On the Senate side, Chaplain Barry Black leads a flock of 7,000. That's all 100 senators plus their staffs. He counsels them, performs marriages and funerals, and even teaches a weekly Bible study. He also has privileges on the Senate floor, and opens every session with prayer.
"Give us more legislators who are not afraid to call sin by its right name," he recently prayed.
An Intercessor Praying for Members of the Senate
"I am an intercessor and I am praying on behalf of the people I serve," Black told there is a pastor here in the Senate because they can't get to their pastor," he continued.
As Senate chaplain, Black has an intimate understanding of the challenges and pressures facing senators. He offered this prayer recently the day after Republican Senators Bob Corker and Jeff Flake traded political punches with President Donald Trump:
"Lord provide us with more patriots who will stand for right regardless of the consequences," he prayed.
"So I'm involved in their life," Black said. "Ezekiel said, I sat where they sit and I do, and my prayers reflect their aspirations, their dreams their desires, the challenges that they're facing and the solutions to the problems they are grappling with," he continued.
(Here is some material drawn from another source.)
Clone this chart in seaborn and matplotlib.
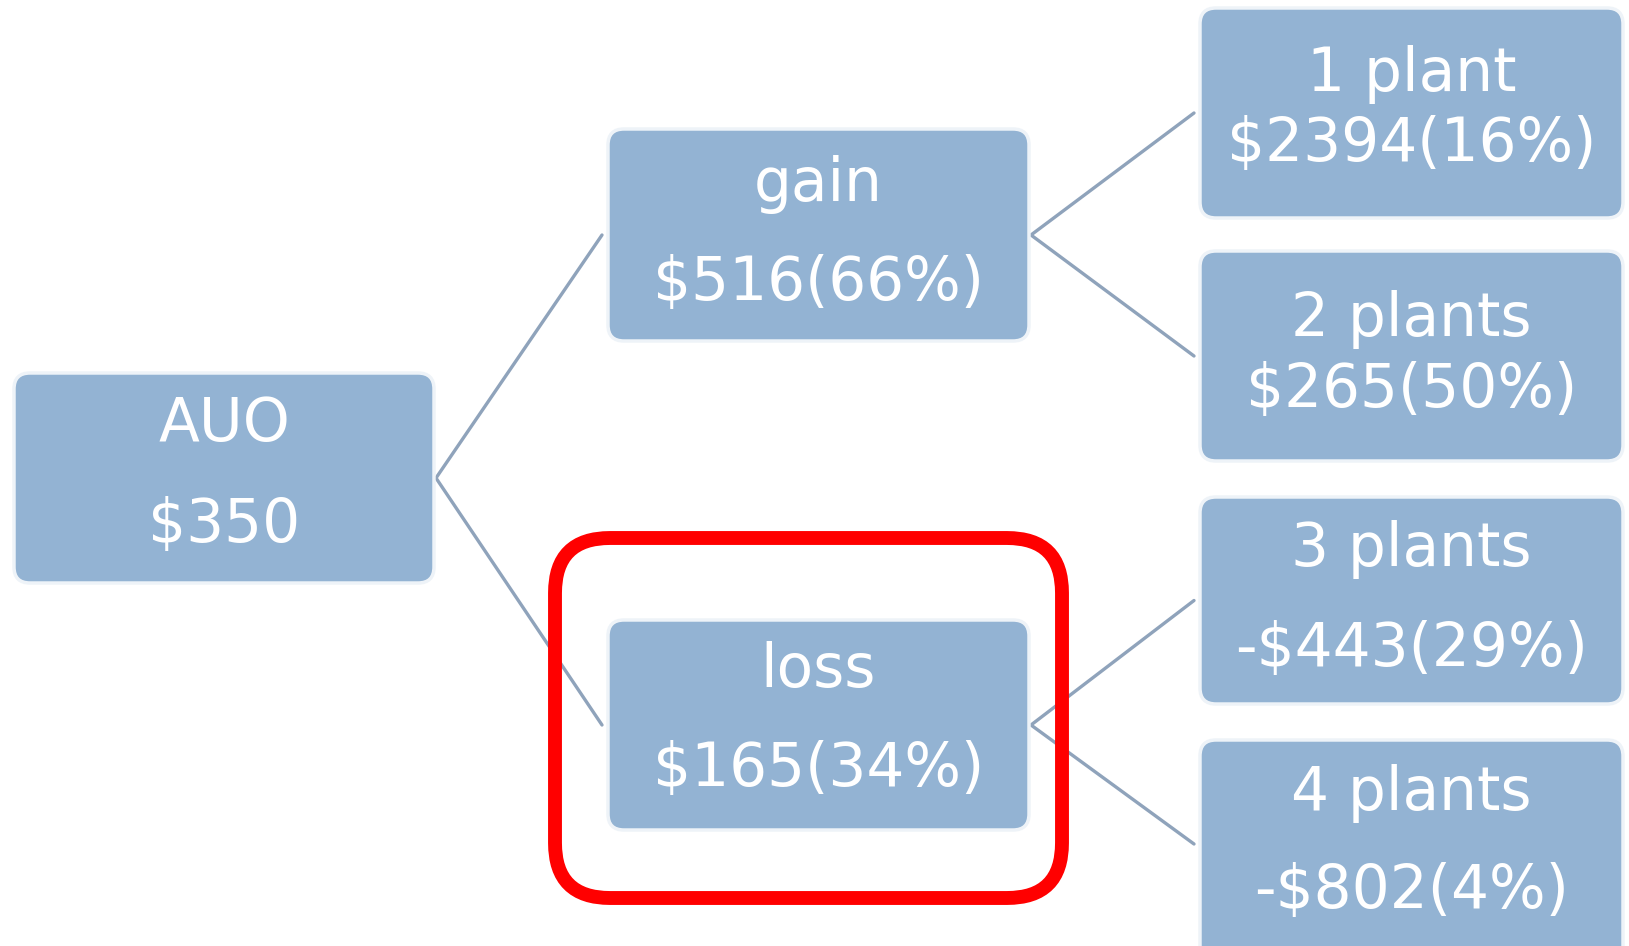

Take Heart – Prayer Is Not Dead in the Halls of Power
Many Americans fear prayer is dead in the nation's halls of power, that God is no longer welcome in these halls, but Black says take heart.
"The idea that simply because people are involved in government they do not have a connection with the transcendent I think is a faulty one. Certainly, there are morally, spiritually and ethically fit senators and staffers on Capitol Hill and they believe in prayer, they fast and pray. There are some lawmakers who once were interested in pursuing the ministry. There are lawmakers with divinity school degrees who are ordained preachers and there are lawmakers whose spirituality dwarfs my own," he said.
For Black, it's a privilege to serve God and country. He's served 14 years as Senate chaplain and 27 in the Navy where he rose to the rank of Rear Admiral. His command of the Scriptures came early as his mother enticed Black and his siblings with five cents for every verse memorized.
"So if you would enter my domicile you would find my siblings and me searching the word of God for short Bible verses," he said to laughter at this year's National Prayer Breakfast, the biggest faith event in Washington. He shared his powerful testimony and brought the house down.
"Well, the Holy Spirit brought the house down at the prayer breakfast," he said.
"My Hope Is Built on Nothing Less"
At the conclusion of his speech, he increased his cadence the way a pastor would with these powerful words.
"My testimony is simply this - my hope is built on nothing less than Jesus blood and righteousness. I dare not trust the sweetest frame, but wholly lean on Jesus' name. On Christ the solid rock I stand," he thundered to enthusiastic "amens" and applause.
"A lot of people were praying for me. Ten senators got up before I spoke and said let's pray for the Chaplain. My wife basically told me when she realized how much intercession was going on on my behalf before I spoke, she said, 'there's no way that you could have bombed this time' so you know, the wife keeps you humble," he said with a chuckle.
Hundreds of Intercessors on Capitol Hill
What many Americans may not realize, he says, is not only is prayer alive and well, there are hundreds of intercessors on Capitol Hill.
"I get folk dropping by all the time, sometimes groups of individuals, dropping by all the time laying hands on me, praying for me. My staff knows that when a group comes in and when they leave my bow tie is crooked, they know that I was worked over by that group," he said with a smile. "And they are here to demonstrate to the forces of evil you cannot win. Greater is He who is in us than he who is in the world," he added.